Finding fault with fault- and history-based earthquake hazard maps
 
COLUMBIA, 9/27/12 (Beat Byte) -- Seismology -- the study of earthquakes -- has some catching up to do with meteorology -- the study of weather and climate -- says a Mizzou geology professor studying why so-called "earthquake hazard maps" failed to predict three of the largest and deadliest quakes in recent memory.

Those earthquakes devastated China, Japan, and Haiti.  Imagine a weather caster failing to predict a similarly-deadly group of hurricanes.

"The public is accustomed to the uncertainties of weather forecasting, but foreseeing where and when earthquakes may strike is far more difficult," said Mian Liu, of MU's department of geological sciences.  "Too much reliance on earthquake hazard maps can have serious consequences."

Liu and his colleagues say better hazard maps -- and better communication about the hazards of relying on hazard maps -- may save lives and money in areas such as the New Madrid, Missouri earthquake fault zone.

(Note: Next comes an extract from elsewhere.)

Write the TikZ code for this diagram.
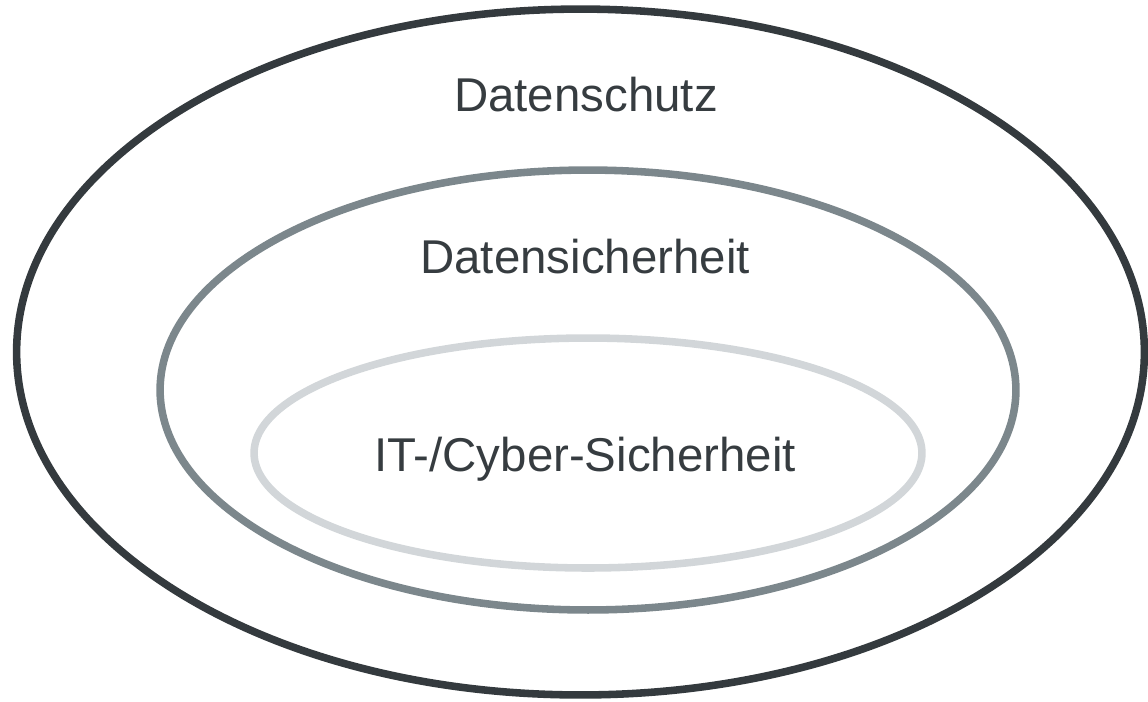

"We recommend better communication of the uncertainties, which would allow citizens to make more informed decisions about how to best use their resources," Liu explained.  "Second, seismic hazard maps must be empirically tested to find out how reliable they are."

Liu joined other researchers at Northwestern University and the University of Tokyo in determining that hazard maps fail because of "bad assumptions, bad data, bad physics and bad luck."  

In the past four years alone, maps did not predict an earthquake that struck China's Sichuan Province, killing more than 69,000 people; the 2010 earthquake that destroyed Port-au-Prince, Haiti and killed some 316,000 people; and the earthquake/tsunami combo that hit the Japanese coast last year.

Seismologists relied too much on incomplete historical data that failed to foretell future quake activity, Liu says. "Hazard maps tend to underestimate the likelihood of quakes in areas where they haven't occurred previously," Liu explained. "In most places, including the central and eastern U.S., seismologists don't have a long enough record of earthquake history to make predictions based on historical patterns."

Of course, earthquakes are far less predictable with current technology than hurricanes are, an uncertainty that makes seismological predictions "a complicated game against nature," said the study's first author, Seth Stein of Northwestern University.  "Our ability to assess earthquake hazards often isn't very good.   Understanding the uncertainties in earthquake hazard maps, testing them, and improving them is important if we want to do better than we've done so far."